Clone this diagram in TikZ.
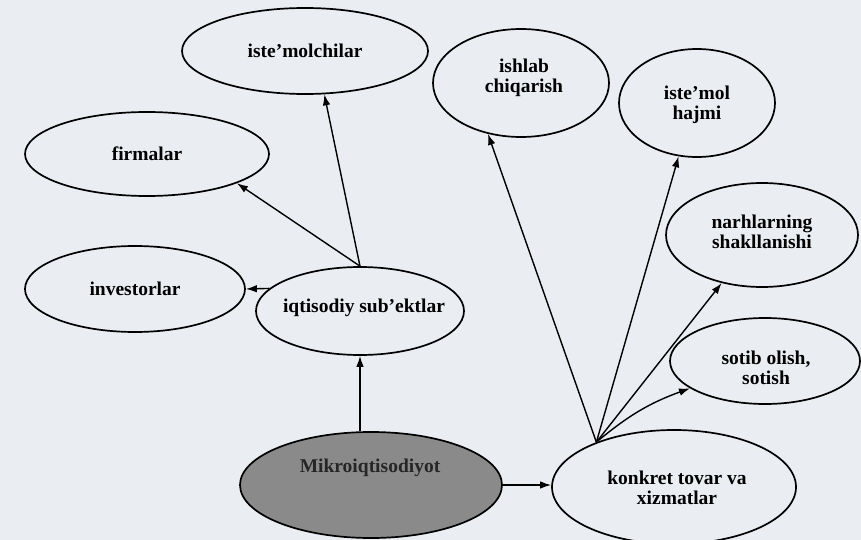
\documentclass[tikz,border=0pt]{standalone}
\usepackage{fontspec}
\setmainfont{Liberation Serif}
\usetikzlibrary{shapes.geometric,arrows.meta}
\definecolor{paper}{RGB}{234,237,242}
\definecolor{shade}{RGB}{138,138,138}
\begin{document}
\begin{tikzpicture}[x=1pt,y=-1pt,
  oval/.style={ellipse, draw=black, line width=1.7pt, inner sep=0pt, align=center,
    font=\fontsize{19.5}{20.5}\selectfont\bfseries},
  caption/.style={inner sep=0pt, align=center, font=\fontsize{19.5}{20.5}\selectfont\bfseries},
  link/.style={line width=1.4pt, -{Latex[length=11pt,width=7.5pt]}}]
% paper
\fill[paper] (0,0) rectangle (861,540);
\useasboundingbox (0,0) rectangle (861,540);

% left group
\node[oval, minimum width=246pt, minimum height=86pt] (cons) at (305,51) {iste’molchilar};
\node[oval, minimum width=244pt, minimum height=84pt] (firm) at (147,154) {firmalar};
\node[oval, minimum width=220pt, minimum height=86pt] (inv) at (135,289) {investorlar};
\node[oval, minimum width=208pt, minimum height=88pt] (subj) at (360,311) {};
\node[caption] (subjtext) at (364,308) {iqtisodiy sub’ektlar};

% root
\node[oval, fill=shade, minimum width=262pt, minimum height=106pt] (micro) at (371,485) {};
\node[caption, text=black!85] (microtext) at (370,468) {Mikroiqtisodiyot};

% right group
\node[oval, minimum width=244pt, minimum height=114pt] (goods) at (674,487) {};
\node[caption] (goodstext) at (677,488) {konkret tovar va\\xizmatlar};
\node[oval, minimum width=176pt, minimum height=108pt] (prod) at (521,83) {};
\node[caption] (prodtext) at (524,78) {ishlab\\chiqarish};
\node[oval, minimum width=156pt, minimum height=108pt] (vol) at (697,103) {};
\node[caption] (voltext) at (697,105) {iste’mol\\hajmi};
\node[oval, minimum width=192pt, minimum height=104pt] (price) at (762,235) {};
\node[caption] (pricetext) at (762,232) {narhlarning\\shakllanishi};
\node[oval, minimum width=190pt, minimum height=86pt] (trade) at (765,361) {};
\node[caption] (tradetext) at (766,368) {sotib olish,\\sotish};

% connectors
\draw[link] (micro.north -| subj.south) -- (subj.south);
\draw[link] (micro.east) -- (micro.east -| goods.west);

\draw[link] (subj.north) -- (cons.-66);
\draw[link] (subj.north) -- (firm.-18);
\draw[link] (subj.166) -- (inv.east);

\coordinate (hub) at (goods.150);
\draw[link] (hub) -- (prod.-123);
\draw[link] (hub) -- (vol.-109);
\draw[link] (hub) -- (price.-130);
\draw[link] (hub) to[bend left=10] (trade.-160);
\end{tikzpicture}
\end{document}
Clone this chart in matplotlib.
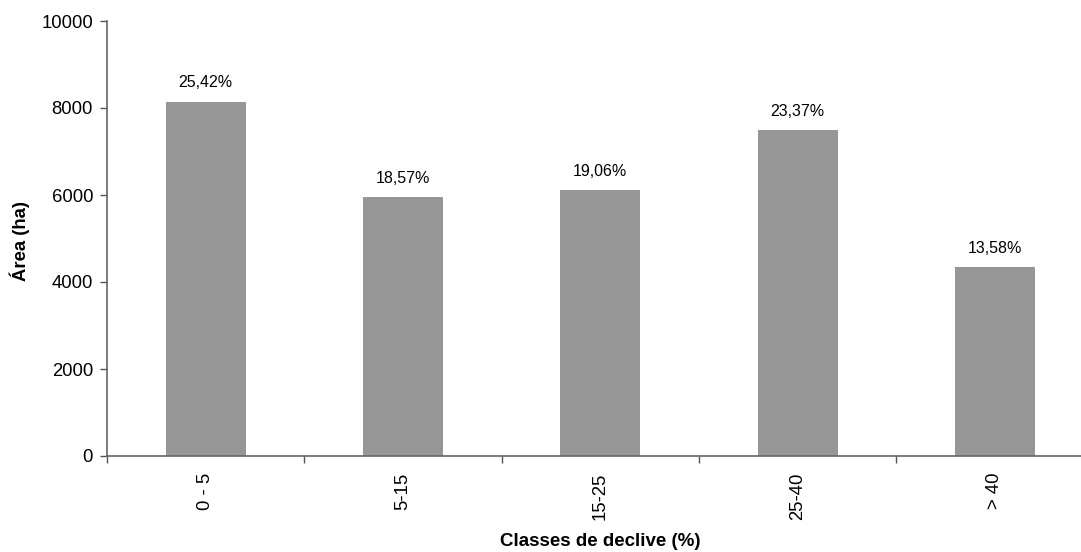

**EXERCISE GOAL:**
Without the pictures, write out every entry precisely as it appears.

**RESULT OF THE TASK:**
Clone this diagram in TikZ.
\documentclass[tikz,border=0pt]{standalone}
\usepackage{fontspec}
\setmainfont{Liberation Serif}
\usetikzlibrary{shapes.geometric,arrows.meta}
\definecolor{paper}{RGB}{234,237,242}
\definecolor{shade}{RGB}{138,138,138}
\begin{document}
\begin{tikzpicture}[x=1pt,y=-1pt,
  oval/.style={ellipse, draw=black, line width=1.7pt, inner sep=0pt, align=center,
    font=\fontsize{19.5}{20.5}\selectfont\bfseries},
  caption/.style={inner sep=0pt, align=center, font=\fontsize{19.5}{20.5}\selectfont\bfseries},
  link/.style={line width=1.4pt, -{Latex[length=11pt,width=7.5pt]}}]
% paper
\fill[paper] (0,0) rectangle (861,540);
\useasboundingbox (0,0) rectangle (861,540);

% left group
\node[oval, minimum width=246pt, minimum height=86pt] (cons) at (305,51) {iste’molchilar};
\node[oval, minimum width=244pt, minimum height=84pt] (firm) at (147,154) {firmalar};
\node[oval, minimum width=220pt, minimum height=86pt] (inv) at (135,289) {investorlar};
\node[oval, minimum width=208pt, minimum height=88pt] (subj) at (360,311) {};
\node[caption] (subjtext) at (364,308) {iqtisodiy sub’ektlar};

% root
\node[oval, fill=shade, minimum width=262pt, minimum height=106pt] (micro) at (371,485) {};
\node[caption, text=black!85] (microtext) at (370,468) {Mikroiqtisodiyot};

% right group
\node[oval, minimum width=244pt, minimum height=114pt] (goods) at (674,487) {};
\node[caption] (goodstext) at (677,488) {konkret tovar va\\xizmatlar};
\node[oval, minimum width=176pt, minimum height=108pt] (prod) at (521,83) {};
\node[caption] (prodtext) at (524,78) {ishlab\\chiqarish};
\node[oval, minimum width=156pt, minimum height=108pt] (vol) at (697,103) {};
\node[caption] (voltext) at (697,105) {iste’mol\\hajmi};
\node[oval, minimum width=192pt, minimum height=104pt] (price) at (762,235) {};
\node[caption] (pricetext) at (762,232) {narhlarning\\shakllanishi};
\node[oval, minimum width=190pt, minimum height=86pt] (trade) at (765,361) {};
\node[caption] (tradetext) at (766,368) {sotib olish,\\sotish};

% connectors
\draw[link] (micro.north -| subj.south) -- (subj.south);
\draw[link] (micro.east) -- (micro.east -| goods.west);

\draw[link] (subj.north) -- (cons.-66);
\draw[link] (subj.north) -- (firm.-18);
\draw[link] (subj.166) -- (inv.east);

\coordinate (hub) at (goods.150);
\draw[link] (hub) -- (prod.-123);
\draw[link] (hub) -- (vol.-109);
\draw[link] (hub) -- (price.-130);
\draw[link] (hub) to[bend left=10] (trade.-160);
\end{tikzpicture}
\end{document}
Clone this chart in matplotlib.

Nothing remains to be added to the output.